Data lines:
┏━━
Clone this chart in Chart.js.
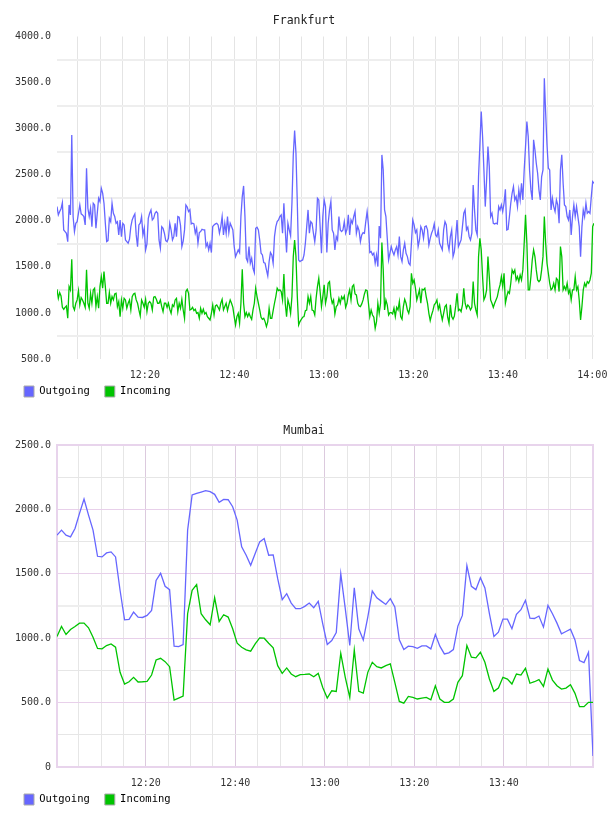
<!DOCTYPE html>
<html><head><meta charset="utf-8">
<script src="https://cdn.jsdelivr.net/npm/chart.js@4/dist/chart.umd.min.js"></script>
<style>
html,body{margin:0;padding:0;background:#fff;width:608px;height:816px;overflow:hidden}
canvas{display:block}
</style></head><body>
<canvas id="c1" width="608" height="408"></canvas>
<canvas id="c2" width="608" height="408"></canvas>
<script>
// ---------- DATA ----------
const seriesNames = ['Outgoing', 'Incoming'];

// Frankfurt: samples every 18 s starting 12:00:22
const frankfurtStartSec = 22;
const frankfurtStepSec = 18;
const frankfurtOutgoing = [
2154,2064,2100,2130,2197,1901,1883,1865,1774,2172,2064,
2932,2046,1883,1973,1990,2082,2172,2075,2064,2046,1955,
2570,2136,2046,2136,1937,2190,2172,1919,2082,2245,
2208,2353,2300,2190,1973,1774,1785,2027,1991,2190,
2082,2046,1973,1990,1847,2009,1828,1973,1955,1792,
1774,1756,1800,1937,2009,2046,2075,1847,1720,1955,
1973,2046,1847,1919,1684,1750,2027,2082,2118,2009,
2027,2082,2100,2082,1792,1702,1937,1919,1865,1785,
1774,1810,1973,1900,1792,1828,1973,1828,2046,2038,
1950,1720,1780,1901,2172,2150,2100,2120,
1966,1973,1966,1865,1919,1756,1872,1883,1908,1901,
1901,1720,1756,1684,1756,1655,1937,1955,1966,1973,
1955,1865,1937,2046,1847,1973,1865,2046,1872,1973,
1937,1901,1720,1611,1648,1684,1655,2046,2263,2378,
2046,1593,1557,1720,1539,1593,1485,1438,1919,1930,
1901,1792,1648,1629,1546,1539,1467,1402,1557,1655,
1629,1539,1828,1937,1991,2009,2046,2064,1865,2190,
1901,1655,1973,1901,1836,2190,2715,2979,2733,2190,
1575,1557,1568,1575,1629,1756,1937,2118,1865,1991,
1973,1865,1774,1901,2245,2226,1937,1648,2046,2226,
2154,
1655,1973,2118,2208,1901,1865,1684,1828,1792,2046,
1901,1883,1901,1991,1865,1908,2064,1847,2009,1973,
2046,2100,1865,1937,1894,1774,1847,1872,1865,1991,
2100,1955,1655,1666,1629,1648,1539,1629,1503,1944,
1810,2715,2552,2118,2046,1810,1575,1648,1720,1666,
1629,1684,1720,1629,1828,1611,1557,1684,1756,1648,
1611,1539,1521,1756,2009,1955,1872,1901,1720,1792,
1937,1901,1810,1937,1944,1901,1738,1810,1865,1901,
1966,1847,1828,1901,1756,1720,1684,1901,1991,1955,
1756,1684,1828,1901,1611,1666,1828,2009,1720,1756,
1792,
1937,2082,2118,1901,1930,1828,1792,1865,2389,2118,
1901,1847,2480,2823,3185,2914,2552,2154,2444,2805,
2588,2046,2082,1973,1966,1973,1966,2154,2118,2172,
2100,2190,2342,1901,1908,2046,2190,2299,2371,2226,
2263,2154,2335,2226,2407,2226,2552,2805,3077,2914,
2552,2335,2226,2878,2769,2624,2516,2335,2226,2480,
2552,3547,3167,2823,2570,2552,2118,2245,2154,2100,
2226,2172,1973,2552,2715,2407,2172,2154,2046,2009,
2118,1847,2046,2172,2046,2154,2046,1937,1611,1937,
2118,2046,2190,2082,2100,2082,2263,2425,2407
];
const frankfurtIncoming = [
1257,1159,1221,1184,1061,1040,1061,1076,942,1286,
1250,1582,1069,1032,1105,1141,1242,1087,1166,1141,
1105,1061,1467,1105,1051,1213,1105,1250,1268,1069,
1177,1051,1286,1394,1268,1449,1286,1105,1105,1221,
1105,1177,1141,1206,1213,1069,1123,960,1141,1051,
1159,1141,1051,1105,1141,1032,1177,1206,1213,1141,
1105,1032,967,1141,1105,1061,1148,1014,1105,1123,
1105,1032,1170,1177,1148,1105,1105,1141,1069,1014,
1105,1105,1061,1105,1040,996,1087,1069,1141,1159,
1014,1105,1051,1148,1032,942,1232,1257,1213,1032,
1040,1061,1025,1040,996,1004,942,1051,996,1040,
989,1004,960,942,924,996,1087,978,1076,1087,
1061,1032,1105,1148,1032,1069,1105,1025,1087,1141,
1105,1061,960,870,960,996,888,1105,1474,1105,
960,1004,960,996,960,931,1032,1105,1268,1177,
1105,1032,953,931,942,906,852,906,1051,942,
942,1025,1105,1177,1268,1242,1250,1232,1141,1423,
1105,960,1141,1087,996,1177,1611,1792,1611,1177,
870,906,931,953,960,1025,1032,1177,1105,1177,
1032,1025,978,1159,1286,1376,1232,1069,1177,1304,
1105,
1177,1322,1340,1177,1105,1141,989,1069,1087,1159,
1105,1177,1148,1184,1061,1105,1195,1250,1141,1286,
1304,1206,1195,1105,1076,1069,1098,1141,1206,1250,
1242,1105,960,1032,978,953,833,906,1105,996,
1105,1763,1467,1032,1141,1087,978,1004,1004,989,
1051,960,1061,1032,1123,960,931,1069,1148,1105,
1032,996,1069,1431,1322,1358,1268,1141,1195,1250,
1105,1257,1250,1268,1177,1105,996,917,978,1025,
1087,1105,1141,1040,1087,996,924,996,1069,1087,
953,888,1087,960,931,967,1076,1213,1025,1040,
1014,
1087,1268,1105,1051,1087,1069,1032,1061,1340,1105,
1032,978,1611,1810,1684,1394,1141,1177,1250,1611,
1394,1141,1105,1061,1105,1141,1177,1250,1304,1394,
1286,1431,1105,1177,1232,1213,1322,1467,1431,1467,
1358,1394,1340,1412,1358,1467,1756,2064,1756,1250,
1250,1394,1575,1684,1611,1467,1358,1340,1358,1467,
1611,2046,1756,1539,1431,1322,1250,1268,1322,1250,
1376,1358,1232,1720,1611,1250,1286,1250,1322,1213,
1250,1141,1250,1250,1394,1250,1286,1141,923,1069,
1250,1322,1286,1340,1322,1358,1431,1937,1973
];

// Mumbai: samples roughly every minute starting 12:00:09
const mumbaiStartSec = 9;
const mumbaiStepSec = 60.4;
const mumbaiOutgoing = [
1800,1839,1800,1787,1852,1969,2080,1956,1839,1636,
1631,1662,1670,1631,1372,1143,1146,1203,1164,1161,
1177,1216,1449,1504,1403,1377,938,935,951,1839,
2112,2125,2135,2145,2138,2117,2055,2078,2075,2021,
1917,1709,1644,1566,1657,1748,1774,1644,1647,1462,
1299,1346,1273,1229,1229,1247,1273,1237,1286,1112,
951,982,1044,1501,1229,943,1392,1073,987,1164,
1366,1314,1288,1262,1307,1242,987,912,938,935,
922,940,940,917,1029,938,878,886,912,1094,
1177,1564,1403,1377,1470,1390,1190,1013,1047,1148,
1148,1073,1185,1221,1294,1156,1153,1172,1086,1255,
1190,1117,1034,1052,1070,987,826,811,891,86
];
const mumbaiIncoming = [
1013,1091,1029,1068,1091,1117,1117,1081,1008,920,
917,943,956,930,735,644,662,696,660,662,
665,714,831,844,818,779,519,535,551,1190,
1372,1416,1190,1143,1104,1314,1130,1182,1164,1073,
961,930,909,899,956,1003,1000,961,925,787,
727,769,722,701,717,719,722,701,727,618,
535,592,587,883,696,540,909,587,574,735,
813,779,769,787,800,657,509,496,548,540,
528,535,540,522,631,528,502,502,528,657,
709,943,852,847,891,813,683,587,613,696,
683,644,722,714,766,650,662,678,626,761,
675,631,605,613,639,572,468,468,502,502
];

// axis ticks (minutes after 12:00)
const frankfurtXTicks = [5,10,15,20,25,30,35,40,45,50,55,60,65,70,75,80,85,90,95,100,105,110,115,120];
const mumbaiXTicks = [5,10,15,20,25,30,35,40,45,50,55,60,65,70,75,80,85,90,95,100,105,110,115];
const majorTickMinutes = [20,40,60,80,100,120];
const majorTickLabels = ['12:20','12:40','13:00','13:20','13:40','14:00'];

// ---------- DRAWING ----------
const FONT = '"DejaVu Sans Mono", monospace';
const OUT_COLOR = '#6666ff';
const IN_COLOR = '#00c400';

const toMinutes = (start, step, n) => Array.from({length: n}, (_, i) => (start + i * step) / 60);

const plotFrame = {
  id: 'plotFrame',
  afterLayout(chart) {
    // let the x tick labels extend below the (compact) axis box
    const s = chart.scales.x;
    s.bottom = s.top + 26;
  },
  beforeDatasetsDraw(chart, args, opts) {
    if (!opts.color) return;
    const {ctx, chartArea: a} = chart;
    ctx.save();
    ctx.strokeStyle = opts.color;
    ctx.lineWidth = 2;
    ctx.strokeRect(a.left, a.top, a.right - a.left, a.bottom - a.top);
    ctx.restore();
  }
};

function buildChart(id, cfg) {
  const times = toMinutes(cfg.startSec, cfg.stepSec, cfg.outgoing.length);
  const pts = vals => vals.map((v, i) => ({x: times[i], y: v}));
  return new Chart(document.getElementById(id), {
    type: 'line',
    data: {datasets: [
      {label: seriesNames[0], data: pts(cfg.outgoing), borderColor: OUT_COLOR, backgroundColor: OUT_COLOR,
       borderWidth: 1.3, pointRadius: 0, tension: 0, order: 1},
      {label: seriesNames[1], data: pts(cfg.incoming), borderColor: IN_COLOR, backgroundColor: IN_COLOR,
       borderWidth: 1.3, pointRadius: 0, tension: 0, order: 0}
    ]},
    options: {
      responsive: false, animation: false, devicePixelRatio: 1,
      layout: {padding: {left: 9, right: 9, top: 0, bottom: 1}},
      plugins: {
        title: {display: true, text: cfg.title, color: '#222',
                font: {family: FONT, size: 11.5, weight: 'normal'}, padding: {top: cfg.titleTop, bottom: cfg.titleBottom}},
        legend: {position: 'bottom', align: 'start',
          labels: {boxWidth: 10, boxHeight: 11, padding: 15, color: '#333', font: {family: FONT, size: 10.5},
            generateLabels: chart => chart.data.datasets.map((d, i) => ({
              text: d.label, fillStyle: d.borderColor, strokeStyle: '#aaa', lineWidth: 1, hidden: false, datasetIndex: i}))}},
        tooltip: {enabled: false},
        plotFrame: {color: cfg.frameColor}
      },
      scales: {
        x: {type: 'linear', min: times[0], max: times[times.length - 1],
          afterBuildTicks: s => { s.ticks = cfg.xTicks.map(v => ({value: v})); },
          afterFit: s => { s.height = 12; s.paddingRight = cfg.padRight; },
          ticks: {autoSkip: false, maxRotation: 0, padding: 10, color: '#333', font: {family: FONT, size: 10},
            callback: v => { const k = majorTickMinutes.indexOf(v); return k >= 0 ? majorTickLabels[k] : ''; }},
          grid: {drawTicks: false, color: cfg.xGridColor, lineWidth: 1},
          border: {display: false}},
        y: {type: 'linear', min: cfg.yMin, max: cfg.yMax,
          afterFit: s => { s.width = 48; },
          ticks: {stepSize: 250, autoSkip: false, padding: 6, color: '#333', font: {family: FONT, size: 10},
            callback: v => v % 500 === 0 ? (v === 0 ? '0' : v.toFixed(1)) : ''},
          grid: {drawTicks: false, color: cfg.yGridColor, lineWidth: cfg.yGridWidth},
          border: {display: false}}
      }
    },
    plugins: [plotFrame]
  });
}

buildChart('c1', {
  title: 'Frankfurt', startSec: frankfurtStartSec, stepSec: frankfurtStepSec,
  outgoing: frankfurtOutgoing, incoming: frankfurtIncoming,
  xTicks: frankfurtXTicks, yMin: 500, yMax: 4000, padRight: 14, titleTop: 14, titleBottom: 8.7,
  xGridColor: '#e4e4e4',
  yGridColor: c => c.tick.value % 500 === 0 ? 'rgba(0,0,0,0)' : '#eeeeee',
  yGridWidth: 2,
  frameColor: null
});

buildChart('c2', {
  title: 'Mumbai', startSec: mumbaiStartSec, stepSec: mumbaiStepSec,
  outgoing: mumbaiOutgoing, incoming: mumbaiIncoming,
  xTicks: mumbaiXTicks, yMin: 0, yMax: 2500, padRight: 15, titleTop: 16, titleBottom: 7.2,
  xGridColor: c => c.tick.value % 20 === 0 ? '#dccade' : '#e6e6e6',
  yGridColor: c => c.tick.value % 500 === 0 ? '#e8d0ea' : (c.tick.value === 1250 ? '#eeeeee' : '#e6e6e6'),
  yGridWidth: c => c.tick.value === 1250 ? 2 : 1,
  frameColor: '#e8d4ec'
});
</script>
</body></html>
┗━━
To be done:
Your task is to restate word for word the lines from the top of the data to the line containing "const seriesNames = ['Outgoing', 'Incoming'];", both ends included, with every picture left out.

Reply to the task:
Clone this chart in Chart.js.
<!DOCTYPE html>
<html><head><meta charset="utf-8">
<script src="https://cdn.jsdelivr.net/npm/chart.js@4/dist/chart.umd.min.js"></script>
<style>
html,body{margin:0;padding:0;background:#fff;width:608px;height:816px;overflow:hidden}
canvas{display:block}
</style></head><body>
<canvas id="c1" width="608" height="408"></canvas>
<canvas id="c2" width="608" height="408"></canvas>
<script>
// ---------- DATA ----------
const seriesNames = ['Outgoing', 'Incoming'];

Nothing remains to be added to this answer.